In conclusion, it is better for Mr. Azwan and Mr. Zuhri to open a company as they will have a limited liability. They will not have to be worry about the money as it can be obtain when a new shareholder comes in and contribute their capital. As most people open a business because of the reason to grow, they should not open a partnership as partnership do not have a perpetual succession. Establishing a company also guarantee a greater chance of getting the money back in a long term. In addition, if open a partnership, one would scared that the other partner would become a sleeping partner. Thus, it is better to choose to open a company compare to partnership.


5.0 Ultra Vires Doctrine

This doctrine origin from the word ‘ultra’ with the meaning of beyond while ‘vires’ represent power (Lawteacher, 2015). Ultra vires doctrine is the doctrine when a company enters into a contract and act beyond the objectives or power of the company, the contract is illegal and void. The company established under this doctrine has limited purposes and authority to do its job (Farlex Inc. , 2015). Sometimes, this doctrine is used when the directors of the company are seen to have exceeded the uses of the authority that is held by them. This ultra vires doctrine is also established for the protection of creditors and investors of the company.

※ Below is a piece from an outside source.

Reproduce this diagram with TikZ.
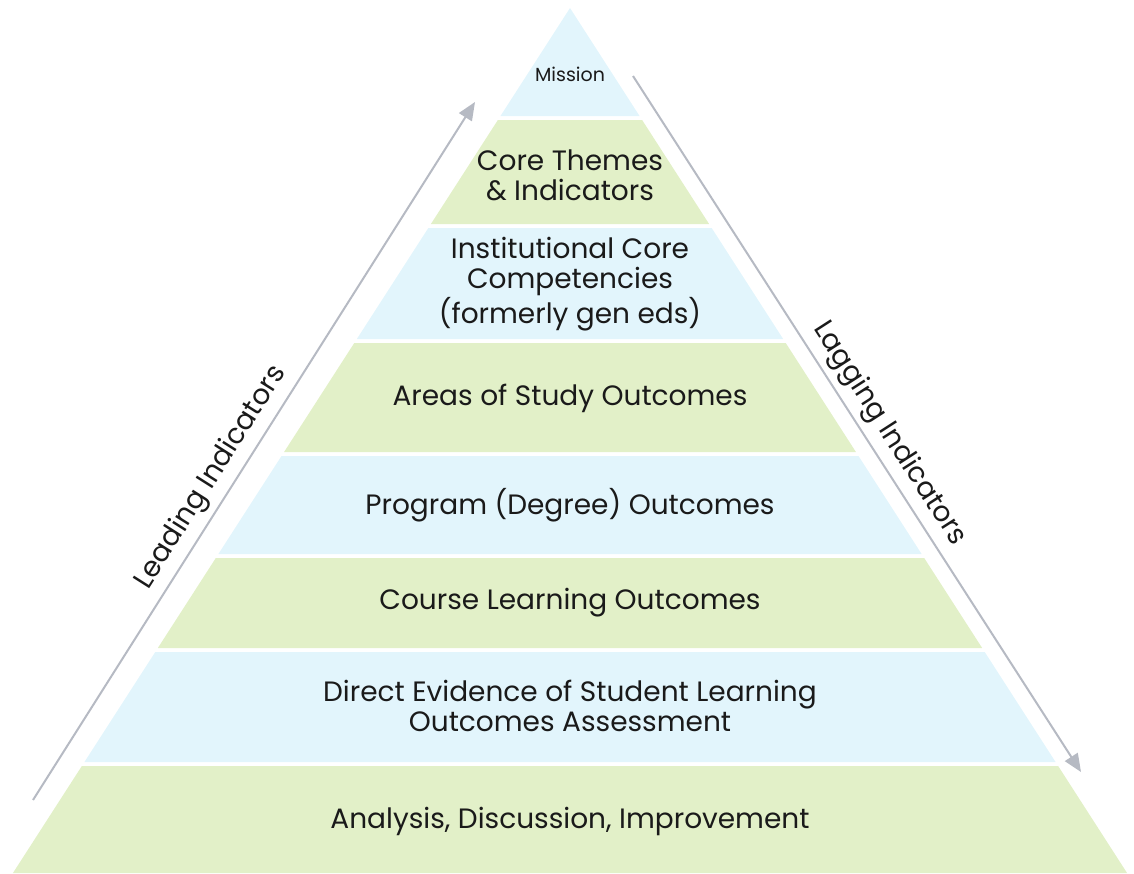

It helps to prevent the company from taking extra money from the investors for other purposes other than which are stated in the Memorandum. So, the investments of investors are protected and ensured not to be used for non-relevant purposes. This doctrine also protects the creditors by ensuring that the money invested is not loss in the activities that they are not participated (Lawteacher, 2015). The doctrine of ultra vires is shown in the case Ashbury Railway Carriage and Iron Company v Riche.